Transition

My childhood was punctuated by a series of transitions as regular as a drumbeat.  They were not easy, thought they were an integral part of the rich and complex terroir in which I grew up.  I learned, early on, about the deep bittersweetness of goodbyes.  My family’s moves, back and forth across the ocean with a metronomic every-four-years cadence, engraved into me a deep fear of change.  Transitions, farewells, and endings all cause me deep discomfort and often tears.  This truth is an essential part of who I am (and I know I’m not alone in this).

A couple of weeks ago in a yoga class, I realized something new about myself and transitions.  As I moved through a sun salutation, the poses as familiar as a long-known language, my breath carrying me like a stream, it occurred to me:

The transition between poses is as important as the stillness within them.

I’ve been practicing yoga, with varying degrees of regularity and commitment, for over 13 years.  And for every one of the thousands of practices those years have held I’ve thought that what I was learning was a lesson about stillness, about holding, about enduring, about breath.
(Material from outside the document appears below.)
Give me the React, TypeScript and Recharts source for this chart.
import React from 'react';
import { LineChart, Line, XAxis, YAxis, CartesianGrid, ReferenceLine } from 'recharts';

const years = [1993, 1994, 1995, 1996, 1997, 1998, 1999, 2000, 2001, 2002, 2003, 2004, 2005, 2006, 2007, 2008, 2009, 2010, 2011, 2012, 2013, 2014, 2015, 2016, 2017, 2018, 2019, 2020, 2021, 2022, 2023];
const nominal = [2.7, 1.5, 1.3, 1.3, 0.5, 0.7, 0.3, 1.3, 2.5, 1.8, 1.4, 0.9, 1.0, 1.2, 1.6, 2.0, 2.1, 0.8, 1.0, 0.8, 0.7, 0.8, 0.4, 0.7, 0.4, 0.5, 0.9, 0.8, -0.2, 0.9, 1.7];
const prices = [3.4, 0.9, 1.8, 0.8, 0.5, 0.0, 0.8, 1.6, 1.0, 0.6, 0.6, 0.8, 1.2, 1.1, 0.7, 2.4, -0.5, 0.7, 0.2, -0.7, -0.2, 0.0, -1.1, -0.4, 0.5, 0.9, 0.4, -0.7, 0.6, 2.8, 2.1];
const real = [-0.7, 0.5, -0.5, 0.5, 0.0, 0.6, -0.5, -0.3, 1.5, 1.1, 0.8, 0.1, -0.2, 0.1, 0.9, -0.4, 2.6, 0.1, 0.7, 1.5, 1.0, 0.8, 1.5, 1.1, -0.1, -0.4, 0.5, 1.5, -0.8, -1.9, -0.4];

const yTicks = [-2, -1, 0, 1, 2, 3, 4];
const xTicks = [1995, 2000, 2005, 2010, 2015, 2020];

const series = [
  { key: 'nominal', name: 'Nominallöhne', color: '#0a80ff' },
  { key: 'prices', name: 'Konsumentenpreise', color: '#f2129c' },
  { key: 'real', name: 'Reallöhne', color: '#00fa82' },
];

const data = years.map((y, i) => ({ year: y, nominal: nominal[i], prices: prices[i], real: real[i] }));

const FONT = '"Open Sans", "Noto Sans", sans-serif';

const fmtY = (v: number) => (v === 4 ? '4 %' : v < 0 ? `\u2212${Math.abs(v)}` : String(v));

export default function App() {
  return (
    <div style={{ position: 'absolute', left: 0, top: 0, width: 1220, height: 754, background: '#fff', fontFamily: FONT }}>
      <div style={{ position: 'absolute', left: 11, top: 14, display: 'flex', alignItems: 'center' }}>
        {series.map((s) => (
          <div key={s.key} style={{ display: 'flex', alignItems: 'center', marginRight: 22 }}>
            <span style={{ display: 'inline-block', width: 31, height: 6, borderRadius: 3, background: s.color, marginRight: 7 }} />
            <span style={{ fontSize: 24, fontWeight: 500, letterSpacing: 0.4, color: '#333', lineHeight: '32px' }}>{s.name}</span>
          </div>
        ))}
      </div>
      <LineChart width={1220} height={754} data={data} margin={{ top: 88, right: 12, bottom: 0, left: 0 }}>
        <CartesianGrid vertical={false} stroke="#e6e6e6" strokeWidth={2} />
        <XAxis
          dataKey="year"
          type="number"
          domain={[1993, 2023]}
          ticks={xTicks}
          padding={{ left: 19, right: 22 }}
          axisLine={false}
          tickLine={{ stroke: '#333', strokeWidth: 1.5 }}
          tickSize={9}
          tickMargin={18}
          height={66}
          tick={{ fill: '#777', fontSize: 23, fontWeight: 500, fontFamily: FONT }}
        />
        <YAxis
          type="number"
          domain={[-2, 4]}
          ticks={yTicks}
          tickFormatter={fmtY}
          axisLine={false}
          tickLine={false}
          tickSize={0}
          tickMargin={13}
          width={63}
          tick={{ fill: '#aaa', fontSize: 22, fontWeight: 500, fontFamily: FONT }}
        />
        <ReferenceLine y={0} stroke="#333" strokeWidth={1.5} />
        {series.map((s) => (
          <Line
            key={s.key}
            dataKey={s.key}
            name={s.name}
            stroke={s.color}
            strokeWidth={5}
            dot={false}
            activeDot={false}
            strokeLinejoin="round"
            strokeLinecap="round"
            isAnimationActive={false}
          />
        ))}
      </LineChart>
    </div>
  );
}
And of course I was learning that.  I’ve learned so much about those things – mostly, about abiding, with myself and others – both in class and in my life.  But suddenly that day I saw, with a flash of insight that almost embarrassed me because it was so obvious, that the moving between those poses that I held was equally as important.  I’ve always liked the vinyasa part of yoga, probably because the being still is so hard for me.  But if I’m honest, “liking it” has manifested mostly as moving quickly through the poses, and I realize that is not the point of the vinyasa.  Instead I need to pay equally close attention as I move my body, my breath, and my mind, up and down and around and through.
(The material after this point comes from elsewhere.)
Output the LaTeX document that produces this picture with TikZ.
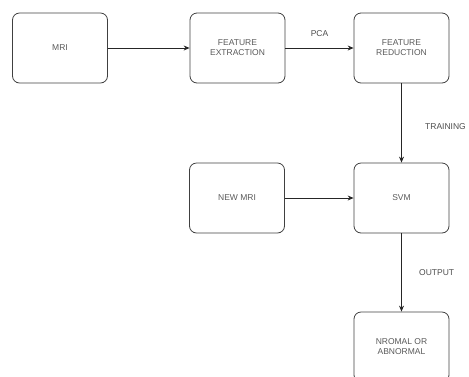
\documentclass[tikz,border=0pt]{standalone}
\usepackage{fontspec}
\setmainfont{Liberation Sans}
\usetikzlibrary{arrows.meta}

\tikzset{
  block/.style={draw=black!75, rounded corners=7pt, minimum width=95pt, minimum height=70pt,
    align=center, text=black!65, font=\fontsize{8.5}{10}\selectfont, line width=0.8pt},
  flow/.style={-{Stealth[length=6pt,width=5pt]}, line width=0.8pt, black!85},
  tag/.style={text=black!70, font=\fontsize{8.5}{10}\selectfont}
}

\begin{document}
\begin{tikzpicture}[x=1pt,y=-1pt]
	 		\useasboundingbox (0,0) rectangle (469,376);
	 		\node[block] (mri) at (60,48) {MRI};
	 		\node[block] (fext) at (237.5,48) {FEATURE\\EXTRACTION};
	 		\node[block] (fred) at (401.5,48) {FEATURE\\REDUCTION};
	 		\node[block] (newmri) at (237,198) {NEW MRI};
	 		\node[block] (svm) at (401.5,198) {SVM};
	 		\node[block] (result) at (401.5,347) {NROMAL OR\\ABNORMAL};
	 		\draw[flow] (mri) -- (fext);
	 		\draw[flow] (fext) -- (fred) node[tag, midway, above=8pt] {PCA};
	 		\draw[flow] (fred) -- (svm) node[tag, pos=0.55, right=20pt] {TRAINING};
	 		\draw[flow] (newmri) -- (svm);
	 		\draw[flow] (svm) -- (result) node[tag, pos=0.5, right=14pt] {OUTPUT};
	 	\end{tikzpicture}
\end{document}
I need to honor the transitions just as I do the holding.

I’m sure it’s not an accident that this realization comes right as I feel I stand on the threshold of another transition with my children.  They are so incredibly lovely right now, so full of the golden life that is, to me, childhood incarnate.  And yet I see the end of these days like the storm clouds we watched on the horizon as we drove to Storyland (I hope not for the last time).  I know something else wonderful exists on the other side of that horizon, I promise I do – my own childhood of goodbyes taught me that – but I still dread the change.

And yet.  And so.  The lessons keep coming.  Breathing, breathing, into another transition.

 

7 thoughts on “Transition”

  1. Years ago, before I ever knew what, exactly, I wanted to do with my life, I bought a URL for a website called “Graceful Transitions.” I wasn’t sure what it would be, but there was something in that name that called me to. I let the URL go years ago, but I’ve often thought about the words. I think that’s what you’re talking about above. Change doesn’t have to be a kicking-and-screaming affair. And sometimes it’s good for change to be messy. But if we can invite transition into our life with and open heart, I think more ease and grace flows out of it (as hard as that is).

  2. I had my first real “transition” at the age of 14, when my family moved from the city where I had grown up (and where both of my parents and their parents had grown up), and settled in a brand new city and state many, many miles away. It was a traumatic time, and also the time period that has most defined my life to this day, probably because the trauma of the five years I spent in that city before heading to college has never quite faded. I feel like, in some ways, I have barely even begun to explore the ways in which that transition affected me, though I know it did, and deeply. I think because of it, I am less likely to invite transition into my life, and far more likely to resist even minor change if at all possible. Like you, I know that something wonderful exists on the other side of all of this familiar, but the road there sometimes seems fraught with bumps, twists, and turns.

  3. Some of my most powerful “a-ha” moments come when I’m doing yoga (in fact, I’m working on a post right now about that very thing), and I love your take on the importance of the spaces in between the poses.

    And the word “abide” – again! This word has been surfacing and shimmering for me lately and it seems I’m not the only one. Have you seen this post from Cheryl Smith? http://www.oikosliving.com/true-vine-abiding

  4. I like this insight. Is it something particularly Western that celebrates the goal, the finish line, the acheivement, instead of the process, the journey, the beginning, the learning?

  5. My childhood was stable, but punctuated with regular goodbyes every summer. I always came home, I trusted home to be there. Not just the place, but the friends and life. Of course things changed, but the sense of abiding bedrock is deep in my soul. Now transitions often feel like shifts between those known comfortable poses. Even the scary ones. Like moving to a new town. I expect to find home at the end. (I don’t always find it but we’re working on it.)

    But my kids growing and changing is more complex. It’s hard to feel the push away, but I know they need space to grow. Oh. Parenting is hard.

  6. Funny how I turn here for the first time in so long, as I myself ease into a transition of my own. I’ve never been good with them. Fought them to my core, truth be told. So I’m happy to have a kindred spirit out there, finding her way, and remembering to breathe through all the bits and pieces of life.

    I have missed coming here. I hope now to have more time to visit.